То и дело Матвей неистово втягивал ноздрями ее аромат, под руками ощущая ее нежную кожу, видя ее родное лицо, чувствуя податливость и тесноту ее лона. В эти мгновения она была так соблазнительна и прекрасна. Он так давно мечтал о ней и уже даже не надеялся, что когда-нибудь будет иметь право прикасаться к ней так интимно. Он почти смирился с мыслью, что Варенька никогда не будет с ним. Лишь где-то в глубине души жила маленькая надежда на то, что она смягчится к нему. И именно эта надежда, словно птица, сейчас вылетела из клетки, обрушив на Матвея всю мощь его страсти к этой девице.
В самый апогей близости с губ Вари невольно сорвалось шепотом единственное слово:
– Любимый…
Но Матвей, пребывая в безумной чувственной лихорадке от бешеного возбуждения не расслышал его…
Глава VIII. Путь
Чуть позже, лежа на его груди, Варя вдыхала его знакомый терпкий запах и ощущала, что это он, ее Матвей, такой родной и понятный. Все, что произошло в этот час, было для нее так ново и бесценно, а более всего невероятно приятно. И как она раньше не испытывала от его близости подобного? Нет, сейчас интимная близость с этим мужчиной показалась ей безмерно упоительный и жгуче прекрасной. Варя поняла, что окончательно пропала и влюблена в этого мужчину яростно и бесповоротно.
Матвей же, прикрыв глаза, ощущал себя в каком-то нереальном сне, ибо это было слишком чудесно, чтобы оказаться правдой.
– Варенька, – пропел он вдруг в ее волосы, и она едва разобрала это слово. Приподняв руку, он начал пальцами ласкать ее нежную спину и проворковал в макушку: – Вы изменились, и мне это очень приятно осознавать…
– Я не изменилась, – тихо ответила она, уткнувшись носом в его плечо и совершенно не горя желанием отстраняться от него.
– Нет, изменились. Раньше вы бы никогда сами не пришли в мою спальню, и уж тем более для того, чтобы соблазнить меня…
Варя напряглась всем телом, отчетливо поняв, что он подтрунивает над ней, верно определив ее страстное влечение к нему. Но она сама не изменилась, она изменила свое отношение к нему, ведь теперь она любила его и желала даже больше, чем Олсуфьева когда-то.

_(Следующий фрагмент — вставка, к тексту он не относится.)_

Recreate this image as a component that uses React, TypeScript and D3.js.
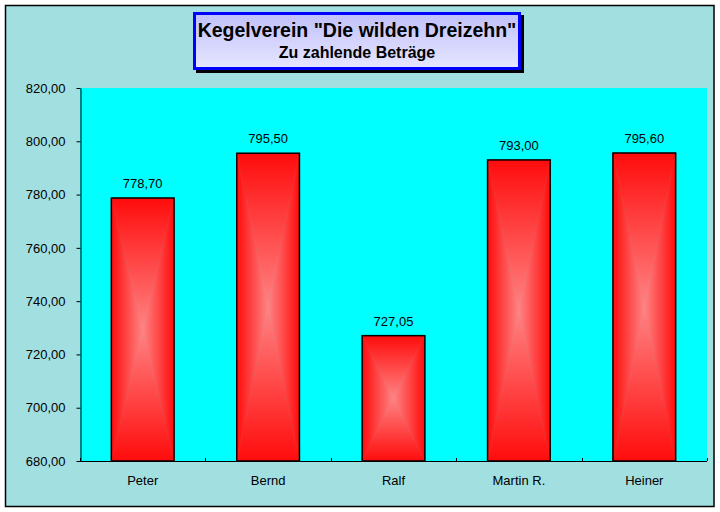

Его слова вызвали у нее молчаливое негодование. Когда-то давно он сам искал ее общества и близости и настаивал на своих желаниях. Она же после некоторого сопротивления непременно сдавалась на его милость, чего уж греха таить. Но в последние три недели он вел себя так холодно с ней, что распалил до предела, и нынче ей самой приходилось искать повод для сближения с ним. И он это прекрасно понял, оттого теперь, естественно, чувствовал себя победителем в их долгом двухгодовалом противостоянии.